Friday, 2 November 2012

Eight letters, three words, one Robbie

When Take That's Progress was released this time two years ago, everybody was raving over the bold new electro route that the group had gone down. It was felt to be the influence of the returning Robbie Williams. Robbie famously quit the band in 1995 and rejoined them four years after Gary, Mark, Howard and Jason had carved out a niche as Britian's biggest pop manband, releasing modern classics such as Patience, Shine and Rule The World. Quite unrecognisable from the cheesy boyband that they used to be, but no less successful. Robbie rejoined them, presumably because he had some unfinished business, and perhaps because his own career had been slowly dwindling since his solo heydey and utter chart domination of the late 90s/early 00s. He was slowly reintroduced to the fold via his Gary Barlow duet Shame, the lead single from his hits album In And Out Of Consciousness.
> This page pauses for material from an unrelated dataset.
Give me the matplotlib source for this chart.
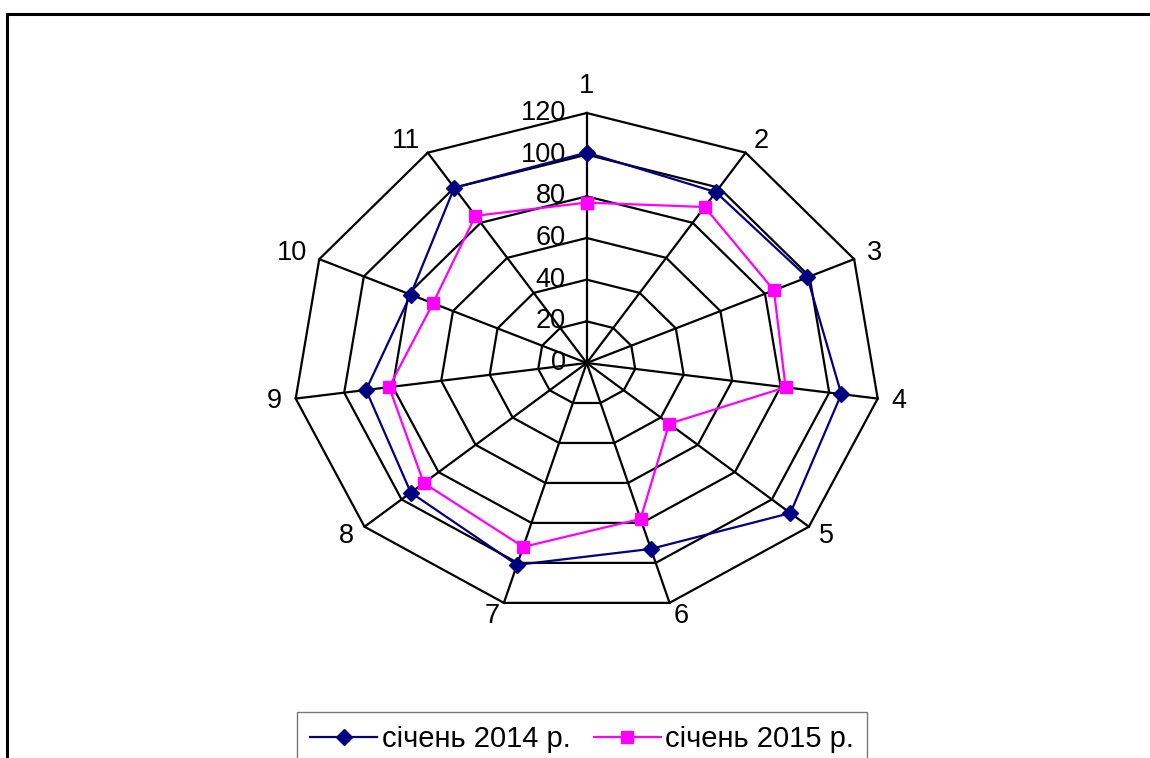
import matplotlib.pyplot as plt
import numpy as np
from matplotlib.patches import Rectangle

plt.rcParams['font.family'] = ['Liberation Sans', 'DejaVu Sans']

# дані
categories = ["1", "2", "3", "4", "5", "6", "7", "8", "9", "10", "11"]
jan_2014 = [101, 97.5, 99, 105, 110, 93, 101, 95, 91, 79, 100]
jan_2015 = [77, 89, 84, 82, 44.5, 78, 92, 88, 81.5, 69, 84]
rings = [0, 20, 40, 60, 80, 100, 120]
series_names = ["січень 2014 р.", "січень 2015 р."]

W, H = 1150, 758
fig = plt.figure(figsize=(W / 100, H / 100), dpi=100)

# осі: центр (586.7, 363) px, радіус 294 px по x і 250 px по y для 120
k = 1.2
cx, cy = 586.7, 363
rx, ry = 294, 250
ax = fig.add_axes([(cx - rx * k) / W, (H - cy - ry * k) / H,
                   2 * rx * k / W, 2 * ry * k / H])
rmax = rings[-1]
ax.set_xlim(-rmax * k, rmax * k)
ax.set_ylim(-rmax * k, rmax * k)
ax.axis("off")

n = len(categories)
theta = np.arange(n) * 2 * np.pi / n
s, c = np.sin(theta), np.cos(theta)


def closed(v):
    v = np.asarray(v, dtype=float)
    return np.append(v, v[0])


# сітка
for r in rings[1:]:
    ax.plot(closed(r * s), closed(r * c), color="black", lw=1.6, zorder=1)
for i in range(n):
    ax.plot([0, rmax * s[i]], [0, rmax * c[i]], color="black", lw=1.6, zorder=1)

# підписи шкали
for r in rings:
    ax.annotate(str(r), (0, r), xytext=(-15, 0), textcoords="offset points",
                ha="right", va="center", fontsize=19.5)

# підписи категорій
for i, lab in enumerate(categories):
    d = 10
    ha = "left" if s[i] > 0.1 else ("right" if s[i] < -0.1 else "center")
    va = "bottom" if c[i] > 0.95 else "center"
    ax.annotate(lab, (rmax * s[i], rmax * c[i]),
                xytext=(d * s[i], d * c[i]), textcoords="offset points",
                ha=ha, va=va, fontsize=19.5)

# ряди
ax.plot(closed(np.array(jan_2014) * s), closed(np.array(jan_2014) * c),
        color="#000080", lw=1.6, marker="D", markersize=8.5, zorder=3,
        label=series_names[0])
ax.plot(closed(np.array(jan_2015) * s), closed(np.array(jan_2015) * c),
        color="#FF00FF", lw=1.6, marker="s", markersize=8.5, zorder=3,
        label=series_names[1])

# рамка
fig.patches.append(Rectangle((7 / W, -0.05), 1.1, 1 - 14 / H + 0.05,
                             transform=fig.transFigure, fill=False,
                             edgecolor="black", lw=2.2))

leg = fig.legend(loc="upper left", bbox_to_anchor=(297 / W, 1 - 712 / H),
                 ncol=2, fontsize=21, frameon=True, fancybox=False,
                 edgecolor="#555555", handlelength=2.3, handletextpad=0.15,
                 columnspacing=0.8, borderpad=0.45, borderaxespad=0)
leg.get_frame().set_linewidth(1.0)

fig.savefig("out.png", dpi=100)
That was a #2 hit and was duly followed a few weeks later by another #2 smash, Take That's The Flood. The Flood was quite unlike the rest of Progress, very anthemic and radio ready and sounding much like the output that the second incarnation of Take That had been putting out for the preceding few years. 

The only other song on Progress that sounded even vaguely like the Take That responsible for Beautiful World and The Circus was the gorgeous album closer Eight Letters, which later went on to close the Progress Live tour. Robbie was apparently the driving force behind the album version of Eight Letters, even though writing credits show all five band members names. Gary sings the album version with the rest of the band on harmonies but Robbie has taken the song back for himself as his solo version of the track features on the deluxe edition of his new album Take The Crown. He sounds just as good on the track as Gary did and for my money it's a timeless song which deserves to be a modern classic in the vein of the aformentioned Take That singles. 

As for the Barlow/Williams partnership, it looks set to be almost as fruitful as the famous songwriting partnership that Robbie used to have with Guy Chambers. The album's lead single, the catchy and cheeky Candy, is set to give the star his first UK #1 single since 2004's Radio. With a projected sale of around 120k, this to go along with his 80k+ opening for 2009 single Bodies and 230k opening for his last studio album, Reality Killed The Video Star, it seems that even a Robbie Williams 'flop' is more successful than any output from 95% of other artists!